◆ GIVEN TASK: Write out, word for word, the first line of the data below and every line after it through the one containing "const months = ['Oct', 'Jan', 'Mar', 'June']".

** BEGIN GIVEN MATERIAL **

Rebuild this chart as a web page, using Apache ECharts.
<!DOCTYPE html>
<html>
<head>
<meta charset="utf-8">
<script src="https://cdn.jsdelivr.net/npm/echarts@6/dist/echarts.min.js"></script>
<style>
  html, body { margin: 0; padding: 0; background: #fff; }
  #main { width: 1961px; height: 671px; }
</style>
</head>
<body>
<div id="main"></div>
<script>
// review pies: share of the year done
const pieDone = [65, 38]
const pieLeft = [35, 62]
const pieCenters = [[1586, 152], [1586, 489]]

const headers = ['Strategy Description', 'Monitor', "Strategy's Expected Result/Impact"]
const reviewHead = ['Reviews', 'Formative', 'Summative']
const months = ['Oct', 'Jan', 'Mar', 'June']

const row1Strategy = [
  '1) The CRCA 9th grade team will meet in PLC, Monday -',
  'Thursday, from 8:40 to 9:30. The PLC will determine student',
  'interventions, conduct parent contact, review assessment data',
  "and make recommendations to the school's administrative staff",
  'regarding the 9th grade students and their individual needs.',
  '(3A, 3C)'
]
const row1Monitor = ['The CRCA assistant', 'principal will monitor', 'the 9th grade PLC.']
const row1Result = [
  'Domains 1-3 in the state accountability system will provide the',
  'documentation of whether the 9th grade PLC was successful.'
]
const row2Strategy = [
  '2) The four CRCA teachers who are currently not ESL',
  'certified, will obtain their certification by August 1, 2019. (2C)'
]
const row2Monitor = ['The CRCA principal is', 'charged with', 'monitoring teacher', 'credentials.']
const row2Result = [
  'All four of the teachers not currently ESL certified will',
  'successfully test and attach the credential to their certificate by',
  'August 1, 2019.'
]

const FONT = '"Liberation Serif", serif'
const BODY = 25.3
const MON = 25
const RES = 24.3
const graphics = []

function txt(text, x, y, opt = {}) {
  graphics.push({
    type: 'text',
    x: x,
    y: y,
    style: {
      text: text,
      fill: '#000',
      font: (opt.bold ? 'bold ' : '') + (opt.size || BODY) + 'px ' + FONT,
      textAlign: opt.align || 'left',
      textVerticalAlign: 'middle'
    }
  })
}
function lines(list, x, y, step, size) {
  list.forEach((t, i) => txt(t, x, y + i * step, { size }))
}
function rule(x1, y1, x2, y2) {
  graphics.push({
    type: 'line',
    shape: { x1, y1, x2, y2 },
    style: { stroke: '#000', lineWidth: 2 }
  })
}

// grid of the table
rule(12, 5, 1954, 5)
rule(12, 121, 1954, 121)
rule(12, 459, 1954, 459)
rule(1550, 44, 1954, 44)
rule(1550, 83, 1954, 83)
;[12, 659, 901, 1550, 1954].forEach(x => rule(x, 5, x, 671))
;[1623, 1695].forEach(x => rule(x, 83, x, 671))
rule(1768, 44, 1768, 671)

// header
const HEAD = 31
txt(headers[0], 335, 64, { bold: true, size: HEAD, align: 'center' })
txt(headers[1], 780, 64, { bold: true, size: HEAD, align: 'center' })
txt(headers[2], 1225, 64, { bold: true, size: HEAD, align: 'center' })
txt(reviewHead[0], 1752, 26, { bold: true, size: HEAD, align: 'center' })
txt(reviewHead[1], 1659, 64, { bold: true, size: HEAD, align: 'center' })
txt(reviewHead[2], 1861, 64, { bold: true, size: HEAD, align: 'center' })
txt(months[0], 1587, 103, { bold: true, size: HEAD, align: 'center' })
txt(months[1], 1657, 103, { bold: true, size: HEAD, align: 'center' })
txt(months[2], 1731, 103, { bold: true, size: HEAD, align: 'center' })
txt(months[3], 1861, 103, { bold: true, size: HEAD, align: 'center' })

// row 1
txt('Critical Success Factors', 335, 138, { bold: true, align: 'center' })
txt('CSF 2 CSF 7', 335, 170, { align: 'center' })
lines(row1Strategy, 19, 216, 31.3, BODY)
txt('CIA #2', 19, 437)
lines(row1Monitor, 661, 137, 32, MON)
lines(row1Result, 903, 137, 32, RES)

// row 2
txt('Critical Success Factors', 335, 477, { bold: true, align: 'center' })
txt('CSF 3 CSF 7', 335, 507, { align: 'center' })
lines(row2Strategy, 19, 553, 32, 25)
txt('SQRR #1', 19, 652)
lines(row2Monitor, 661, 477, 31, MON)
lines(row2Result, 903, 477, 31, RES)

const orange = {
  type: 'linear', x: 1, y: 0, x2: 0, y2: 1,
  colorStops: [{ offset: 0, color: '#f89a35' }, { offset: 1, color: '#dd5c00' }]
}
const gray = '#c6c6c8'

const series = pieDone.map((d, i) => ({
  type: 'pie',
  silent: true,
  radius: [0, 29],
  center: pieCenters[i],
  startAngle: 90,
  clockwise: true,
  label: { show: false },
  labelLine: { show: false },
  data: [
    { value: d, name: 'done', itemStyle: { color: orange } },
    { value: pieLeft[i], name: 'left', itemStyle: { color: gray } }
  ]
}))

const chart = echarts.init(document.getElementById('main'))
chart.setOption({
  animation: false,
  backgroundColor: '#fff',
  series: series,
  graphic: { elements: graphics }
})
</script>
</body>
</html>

** END GIVEN MATERIAL **

◆ THE SOLUTION:
Rebuild this chart as a web page, using Apache ECharts.
<!DOCTYPE html>
<html>
<head>
<meta charset="utf-8">
<script src="https://cdn.jsdelivr.net/npm/echarts@6/dist/echarts.min.js"></script>
<style>
  html, body { margin: 0; padding: 0; background: #fff; }
  #main { width: 1961px; height: 671px; }
</style>
</head>
<body>
<div id="main"></div>
<script>
// review pies: share of the year done
const pieDone = [65, 38]
const pieLeft = [35, 62]
const pieCenters = [[1586, 152], [1586, 489]]

const headers = ['Strategy Description', 'Monitor', "Strategy's Expected Result/Impact"]
const reviewHead = ['Reviews', 'Formative', 'Summative']
const months = ['Oct', 'Jan', 'Mar', 'June']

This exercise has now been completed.